The product stalls are an explosion of colour, from pop art prints to pencil holders. Outline Editions is selling graphic art prints and illustrations from the likes of Noma Bar, Malika Favre and Morag Myerscough, while Danish brand Korridor bridges the gap between function and just-for-fun with its multi-coloured stationery range.
At first glance, Korridor’s products are Brutalist, industrial takes on your typical candle holder, storage box or lamp, moulded out of concrete or cement and then dyed (to give them a little more oomph). But designer and architect Henrik Ilfeldt says they have a double purpose. “There’s a corridor between what’s art and what’s commercial design,” he says. “It can function as a candle-holder, but can also be an art piece on its own.”
Smartphone accessories brand Native Union is also going for pretty-but-practical with its rubberised and wooden iPhone cases at just under £35 each. The rubber case has also apparently passed military grade – meaning you can drop your phone 100 times without it breaking (though probably don’t try that out). If, like me, you drop your phone 57 times a day, I’d visit this stand.
Layer’s redesigned collection boxes for Maggie’s charity get the balance between simple and innovative just right. They’re inverted, meaning they are easy to grip, and they tilt slightly forwards, a clever, playful design feature encouraging people to give subconsciously. With pretty much every other charity box taking the typical upright form, it’s an easy way to stand out, says Benjamin Hubert, creative director at Layer. “Regular charity boxes in shops disappear among the chewing gum and Chupa Chups,” he says. “There’s no more cost expensed in designing something ownable, and ultimately it’ll help to raise more money.” And the array of different coloured boxes makes for a pretty attractive installation, too.

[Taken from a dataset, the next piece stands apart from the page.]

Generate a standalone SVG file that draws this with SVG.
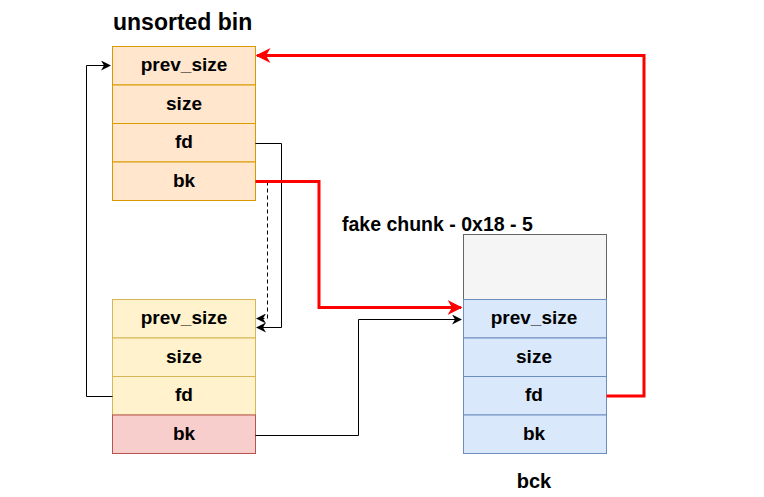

Visiting Wallace Sewell’s stand is a treat, because you get to see the process as well as the finished product – specialising in woven textile design, the designers demonstrate exactly how they do it in front of you. Rather than applying their intricate patterns to scarves and bedding alone, there’s also a few signature collaborative pieces on show, including a “weaved” sofa and the patterns the company has created for seating on the London Underground.
Tylko’s work is all about collaboration – the company has a philosophy it likes to call “adoptive ownership”, meaning the designer creates the initial design, but the customer can then adjust it to their needs. Putting the power in the consumer’s hands, there’s an online system to choose exactly how you want your products – whether that’s the slant of your set of shelves, or the shape of your salt and pepper grinders. This sits alongside a clever little augmented reality app, which allows you to see what the piece of furniture will look like in the context of your home. Just don’t get carried away – it can’t magic you a new bespoke book collection to go with the cabinet.
Molo takes the use of alternative materials to a different level with its range of chairs created out of paper and felt. Although these are generally resources associated with birthday-card-making, the sleek designs are sturdy and comfortable, and appear to glow when subjected to a light source.
For light in strange forms, take a look at Arturo Álvarez’ collection, which recreates the typical shade into wirey, fluffy and jagged shapes. Basing his designs on a concept Álvarez describes as “emotional light”, it’s an interesting look at how shape can affect the way light travels and is perceived. Danish company Lindholdt’s Petite Machine also works with shape and size to create more geometric forms and ways to hang a light than you thought possible.